Israeli celebrity chef (born 1972)

Moshe Aharon "Moshik" Roth (משה אהרון "מושיק" רוט; born 12 December 1971) is an Israeli celebrity chef. He was head chef of restaurant &Moshik in Amsterdam, Netherlands, which held two Michelin stars.

==Biography==
Born in 1971 in Haifa, Israel; to a family of Ashkenazi Jewish descent, Russian-Jewish father and a Romanian-Jewish mother, Roth was raised in Eilat and afterwards in Yavne. After completing his military service in the IDF, he went to Eilat, intending to learn hotel management and met his future wife Els. When he was 23, Els went back to her homeland in the Netherlands and Roth followed her there. His first job was as pizzeria manager. After a while he studied in Jonnie Boer's restaurant - De Librije, from there he continued to apprentice in the Zwethheul restaurant, near Rotterdam and afterwards he opened his own restaurant 't Brouwerskolkje, where he was the chef, and his wife was the sommelier. The restaurant was located in a house which once was a pancake store.
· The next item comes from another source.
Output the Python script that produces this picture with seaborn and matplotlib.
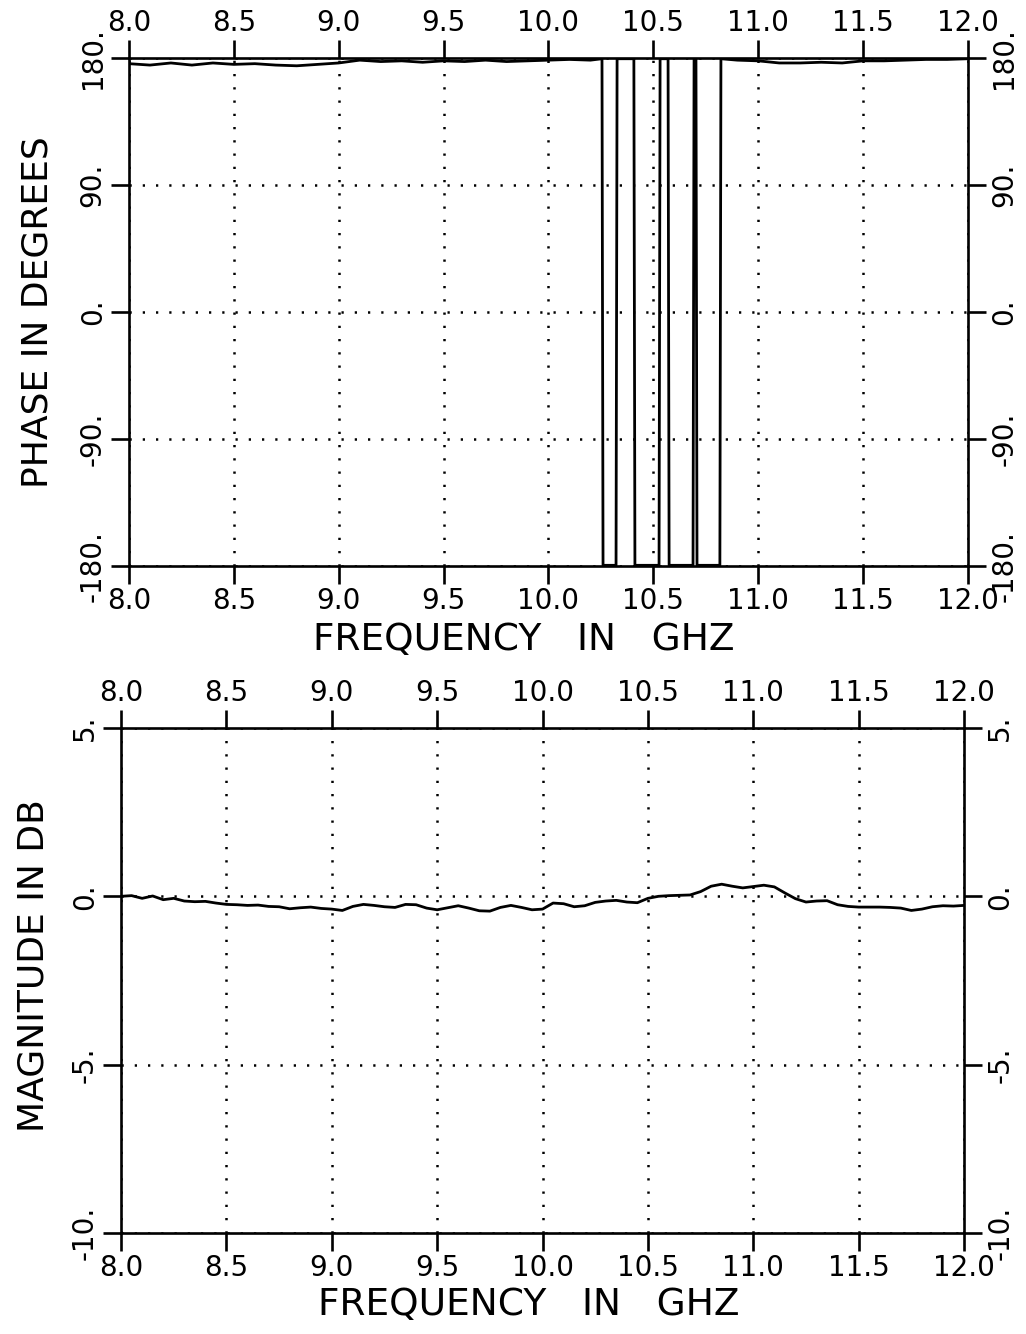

't Brouwerskolkje restaurant got its first Michelin star in 2006 and the second in 2009. Roth closed the restaurant on April 14, 2012.

On August 15, 2012 he opened &samhoud places in Amsterdam together with entrepreneur Salem Samhoud. The restaurant received two Michelin stars in November 2012. He renamed this restaurant to &moshik in January 2018.

Roth used to go frequently to Alsace, to work together with chef Jean-Georges Klein, chef and owner of restaurant L'Arnsbourg in Alsace, France, and some of the dishes in both restaurants are similar. The preparation of the food combined classical and Molecular gastronomy techniques.

Roth participated as one of the three judges of the Israeli reality show Game of Chefs.

In 2022, he was a judge on the first Israeli season of The Next Restaurant.